_What you should do_
Exactly as written, write out the lines below from the first to the one containing "i) => colors[i]);", inclusive. Pictures do not belong in the copy.
______
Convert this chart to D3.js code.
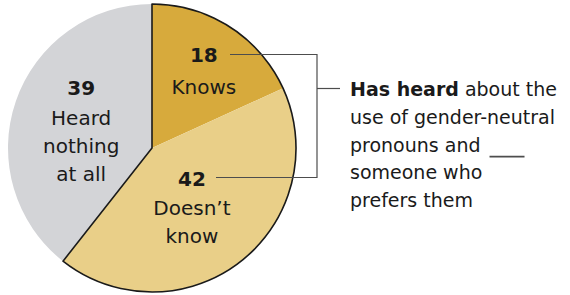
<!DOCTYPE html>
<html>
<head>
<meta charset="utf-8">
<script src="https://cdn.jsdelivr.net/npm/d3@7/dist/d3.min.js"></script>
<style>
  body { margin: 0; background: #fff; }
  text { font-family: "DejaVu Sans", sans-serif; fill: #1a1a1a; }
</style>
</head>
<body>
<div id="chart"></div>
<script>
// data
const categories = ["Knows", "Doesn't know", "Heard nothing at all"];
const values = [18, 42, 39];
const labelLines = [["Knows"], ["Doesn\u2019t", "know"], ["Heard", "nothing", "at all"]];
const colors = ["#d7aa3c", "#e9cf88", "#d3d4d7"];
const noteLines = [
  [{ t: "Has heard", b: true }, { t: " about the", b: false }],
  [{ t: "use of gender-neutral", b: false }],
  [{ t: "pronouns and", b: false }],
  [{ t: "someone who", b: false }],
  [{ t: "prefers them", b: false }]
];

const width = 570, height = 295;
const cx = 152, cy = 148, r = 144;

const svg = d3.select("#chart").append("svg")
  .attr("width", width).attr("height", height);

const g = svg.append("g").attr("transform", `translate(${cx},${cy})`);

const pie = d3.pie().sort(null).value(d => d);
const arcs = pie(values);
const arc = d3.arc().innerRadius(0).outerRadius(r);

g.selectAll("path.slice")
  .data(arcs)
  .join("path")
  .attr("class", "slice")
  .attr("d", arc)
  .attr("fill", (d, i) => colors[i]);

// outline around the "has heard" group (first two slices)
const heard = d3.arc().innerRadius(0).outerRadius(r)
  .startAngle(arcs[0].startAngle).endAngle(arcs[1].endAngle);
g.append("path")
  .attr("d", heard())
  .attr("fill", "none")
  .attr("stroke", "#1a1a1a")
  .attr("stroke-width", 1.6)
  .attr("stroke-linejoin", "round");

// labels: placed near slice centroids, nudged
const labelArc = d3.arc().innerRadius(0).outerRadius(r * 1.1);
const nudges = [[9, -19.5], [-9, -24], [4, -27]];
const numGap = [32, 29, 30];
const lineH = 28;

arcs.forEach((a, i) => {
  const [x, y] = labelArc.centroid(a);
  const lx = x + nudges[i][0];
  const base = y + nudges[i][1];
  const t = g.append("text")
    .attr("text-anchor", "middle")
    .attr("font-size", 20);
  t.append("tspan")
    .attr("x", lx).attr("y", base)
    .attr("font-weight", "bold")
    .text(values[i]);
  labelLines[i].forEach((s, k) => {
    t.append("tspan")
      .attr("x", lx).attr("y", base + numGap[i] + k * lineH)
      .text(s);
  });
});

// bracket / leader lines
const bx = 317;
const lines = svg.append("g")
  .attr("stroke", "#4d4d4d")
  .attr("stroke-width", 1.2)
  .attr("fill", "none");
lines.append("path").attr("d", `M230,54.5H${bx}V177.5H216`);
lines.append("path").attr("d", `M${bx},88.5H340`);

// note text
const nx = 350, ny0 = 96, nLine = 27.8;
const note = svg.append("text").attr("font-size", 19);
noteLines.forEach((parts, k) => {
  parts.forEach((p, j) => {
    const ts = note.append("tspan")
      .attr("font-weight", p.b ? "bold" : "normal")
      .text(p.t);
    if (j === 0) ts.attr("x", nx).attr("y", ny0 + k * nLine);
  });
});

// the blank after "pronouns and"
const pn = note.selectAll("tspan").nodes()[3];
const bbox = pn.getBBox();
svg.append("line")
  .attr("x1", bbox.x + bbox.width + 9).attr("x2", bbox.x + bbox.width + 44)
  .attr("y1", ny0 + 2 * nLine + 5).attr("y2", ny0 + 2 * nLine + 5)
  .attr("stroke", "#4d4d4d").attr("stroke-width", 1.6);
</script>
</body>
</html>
______
_Response to the exercise_
Convert this chart to D3.js code.
<!DOCTYPE html>
<html>
<head>
<meta charset="utf-8">
<script src="https://cdn.jsdelivr.net/npm/d3@7/dist/d3.min.js"></script>
<style>
  body { margin: 0; background: #fff; }
  text { font-family: "DejaVu Sans", sans-serif; fill: #1a1a1a; }
</style>
</head>
<body>
<div id="chart"></div>
<script>
// data
const categories = ["Knows", "Doesn't know", "Heard nothing at all"];
const values = [18, 42, 39];
const labelLines = [["Knows"], ["Doesn\u2019t", "know"], ["Heard", "nothing", "at all"]];
const colors = ["#d7aa3c", "#e9cf88", "#d3d4d7"];
const noteLines = [
  [{ t: "Has heard", b: true }, { t: " about the", b: false }],
  [{ t: "use of gender-neutral", b: false }],
  [{ t: "pronouns and", b: false }],
  [{ t: "someone who", b: false }],
  [{ t: "prefers them", b: false }]
];

const width = 570, height = 295;
const cx = 152, cy = 148, r = 144;

const svg = d3.select("#chart").append("svg")
  .attr("width", width).attr("height", height);

const g = svg.append("g").attr("transform", `translate(${cx},${cy})`);

const pie = d3.pie().sort(null).value(d => d);
const arcs = pie(values);
const arc = d3.arc().innerRadius(0).outerRadius(r);

g.selectAll("path.slice")
  .data(arcs)
  .join("path")
  .attr("class", "slice")
  .attr("d", arc)
  .attr("fill", (d, i) => colors[i]);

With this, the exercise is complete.